Now we have the proper definition in detail, the theorem you posted would be:

Let $A$ and $B$ two subsets of real numbers, $a$ an adherent point of $A$ and $f: A \longrightarrow B$, $g: B \longrightarrow \mathbb{R}$ two functions that verify:

1. $\displaystyle{\lim_{x \to a} f(x)=\lambda}$

2. It is true one of the following:

   a) $\lambda \in B$ and $g$ is continuous in $\lambda$, let $\alpha=g(\lambda)$

   b) $f(x) \not = \lambda$ for every $x$ in a puntured neighbourhood of $a$ and $\displaystyle{\lim_{y \to \lambda} g(y)=\alpha}$

Then, the limit of the composed function $g \circ f: A \longrightarrow \mathbb{R}$ exits and we have

$$\alpha=\displaystyle{\lim_{x \to a} (g \circ f)(x)}=\displaystyle{\lim_{x \to a} g(f(x))}$$

To prove it, we will use the characterization of limits by sequences, so given $x_n$ any sequence convergent to $a$ such that $x_n \in A$, $x_n \not = a$ for every $n$ big enough, we must prove that $g(f(x_n))$ converges to $\alpha$.

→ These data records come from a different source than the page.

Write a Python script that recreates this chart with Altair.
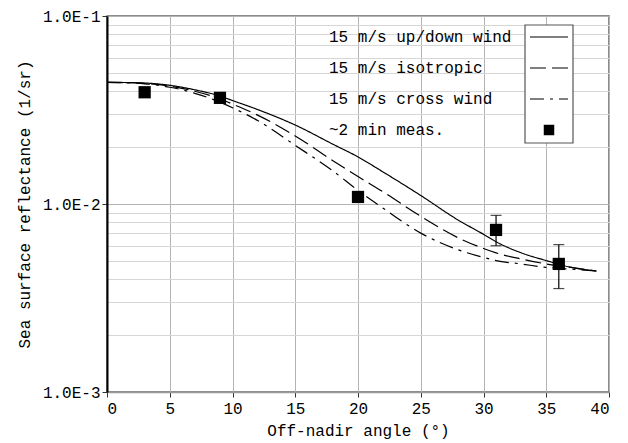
import altair as alt
import pandas as pd

# ---- data ----
angle = [0, 3, 5, 7, 9, 10, 12, 15, 18, 20, 22, 25, 28, 30, 31, 33, 35, 37, 39]
updown = [0.0444, 0.0440, 0.0428, 0.0405, 0.0375, 0.0355, 0.0318, 0.0263, 0.0208, 0.0178,
          0.0148, 0.0111, 0.0082, 0.0069, 0.0063, 0.0055, 0.0050, 0.0046, 0.0044]
isotropic = [0.0444, 0.0438, 0.0424, 0.0398, 0.0362, 0.0340, 0.0297, 0.0230, 0.0170, 0.0140,
             0.0116, 0.0086, 0.0066, 0.0058, 0.0055, 0.0051, 0.0048, 0.0046, 0.0044]
crosswind = [0.0444, 0.0436, 0.0418, 0.0388, 0.0348, 0.0325, 0.0278, 0.0205, 0.0150, 0.0118,
             0.0095, 0.0070, 0.0057, 0.0052, 0.0050, 0.0048, 0.0046, 0.0045, 0.0044]

meas_angle = [3, 9, 20, 31, 36]
meas_val = [0.0393, 0.0367, 0.0109, 0.00728, 0.0048]
err_angle = [31, 36]
err_lo = [0.0060, 0.00355]
err_hi = [0.0087, 0.00608]

series_names = ["15 m/s up/down wind", "15 m/s isotropic", "15 m/s cross wind"]
meas_name = "~2 min meas."

x_ticks = [0, 5, 10, 15, 20, 25, 30, 35, 40]
y_major = [0.001, 0.01, 0.1]
y_major_labels = ["1.0E-3", "1.0E-2", "1.0E-1"]
y_minor = [0.002, 0.003, 0.004, 0.005, 0.006, 0.007, 0.008, 0.009,
           0.02, 0.03, 0.04, 0.05, 0.06, 0.07, 0.08, 0.09]

FONT = "Liberation Mono"
DASHES = [[1, 0], [16, 6], [14, 6, 3, 6]]

# ---- tables ----
rows = []
for name, vals in zip(series_names, [updown, isotropic, crosswind]):
    for a, v in zip(angle, vals):
        rows.append({"angle": a, "value": v, "series": name})
curves = pd.DataFrame(rows)
meas = pd.DataFrame({"angle": meas_angle, "value": meas_val})
errs = pd.DataFrame({"angle": err_angle, "lo": err_lo, "hi": err_hi})

label_expr = " : ".join(
    f"datum.value == {v} ? '{l}'" for v, l in zip(y_major, y_major_labels)
) + " : ''"
major_test = " || ".join(f"datum.value == {v}" for v in y_major)

xscale = alt.Scale(domain=[0, 40], nice=False)
yscale = alt.Scale(type="log", domain=[0.001, 0.1], nice=False)

common = dict(labelFont=FONT, titleFont=FONT, labelFontSize=16, titleFontSize=16,
              labelColor="black", titleColor="black", titleFontWeight="normal")

xaxis = alt.Axis(values=x_ticks, title="Off-nadir angle (°)", grid=True,
                 gridColor="#b4b4b4", gridWidth=1, domainColor="#9a9a9a", domainWidth=1.5,
                 tickColor="#333", tickSize=5, labelPadding=3, titlePadding=6, **common)
yaxis = alt.Axis(values=y_major + y_minor, labelExpr=label_expr,
                 title="Sea surface reflectance (1/sr)", grid=True,
                 gridColor={"condition": {"test": major_test, "value": "#b4b4b4"}, "value": "#d6d6d6"},
                 tickOpacity={"condition": {"test": major_test, "value": 1}, "value": 0},
                 tickColor="#333", tickSize=5, domainColor="#000", domainWidth=2,
                 labelPadding=2, titlePadding=10, **common)

base = alt.Chart(curves)
lines = base.mark_line(color="black", strokeWidth=1.2, interpolate="monotone").encode(
    x=alt.X("angle:Q", scale=xscale, axis=xaxis),
    y=alt.Y("value:Q", scale=yscale, axis=yaxis),
    strokeDash=alt.StrokeDash("series:N",
                              scale=alt.Scale(domain=series_names, range=DASHES),
                              legend=None),
    detail="series:N",
)

err_rule = alt.Chart(errs).mark_rule(color="black", strokeWidth=1.2).encode(
    x="angle:Q", y="lo:Q", y2="hi:Q")
cap_lo = alt.Chart(errs).mark_tick(color="black", orient="horizontal", size=11, thickness=1.2).encode(
    x="angle:Q", y="lo:Q")
cap_hi = alt.Chart(errs).mark_tick(color="black", orient="horizontal", size=11, thickness=1.2).encode(
    x="angle:Q", y="hi:Q")
squares = alt.Chart(meas).mark_square(color="black", size=150, opacity=1).encode(
    x="angle:Q", y="value:Q")

# ---- legend (labels left, samples in a box on the right) ----
leg_y = [21, 52, 83, 114]
leg_labels = series_names + [meas_name]
dummy = pd.DataFrame({"k": [0]})
legend_layers = []
legend_layers.append(
    alt.Chart(dummy).mark_rect(fill="white", stroke="#555", strokeWidth=1.2).encode(
        x=alt.value(418), x2=alt.value(466), y=alt.value(9), y2=alt.value(127)))
for yy, lab in zip(leg_y, leg_labels):
    legend_layers.append(
        alt.Chart(pd.DataFrame({"t": [lab]})).mark_text(
            font=FONT, fontSize=16, align="left", baseline="middle", color="black").encode(
            text="t:N", x=alt.value(222), y=alt.value(yy)))
for yy, dash in zip(leg_y[:3], DASHES):
    legend_layers.append(
        alt.Chart(dummy).mark_rule(color="black", strokeWidth=1.2, strokeDash=dash).encode(
            x=alt.value(423), x2=alt.value(461), y=alt.value(yy)))
legend_layers.append(
    alt.Chart(dummy).mark_square(color="black", size=110, opacity=1).encode(
        x=alt.value(442), y=alt.value(114)))

chart = alt.layer(lines, err_rule, cap_lo, cap_hi, squares, *legend_layers).properties(
    width=502, height=376,
    autosize=alt.AutoSizeParams(type="none"),
    padding={"left": 107, "top": 16, "right": 19, "bottom": 51},
    background="white",
).configure_view(
    stroke="#666", strokeWidth=1.5
)

chart.save("out.html", embed_options={"renderer": "svg", "actions": False})
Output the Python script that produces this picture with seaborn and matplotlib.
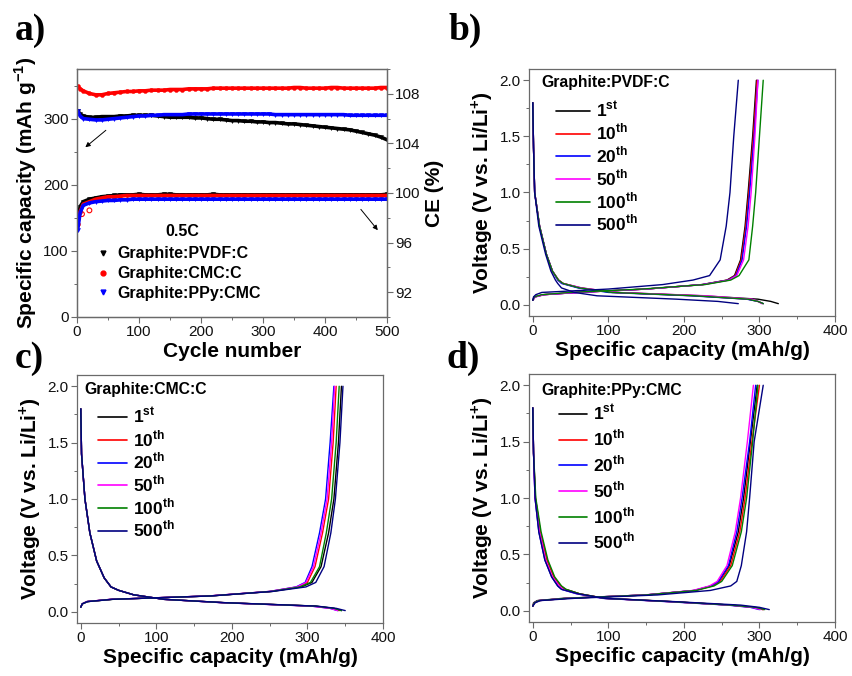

In the first place, because of 1 we know that $f(x_n)$ converges to $\lambda$.

Now, if 2a) is true, we have that because of the continuity of $g$ at $\lambda$, $g(f(x_n))$ converges to $g(\lambda)=\alpha$.

If 2b) is true, as $x_n$ converges to $a$ and $x_n \not =a$ for $n$ big, we have that for $n$ big enough, $x_n$ would be in the puntured neibourhood given by 2b), so $f(x_n) \not = \lambda$ for $n$ big, and by the characterization of limits by sequences applied to $g$, $g(f(x_n))$ converges to $\alpha$.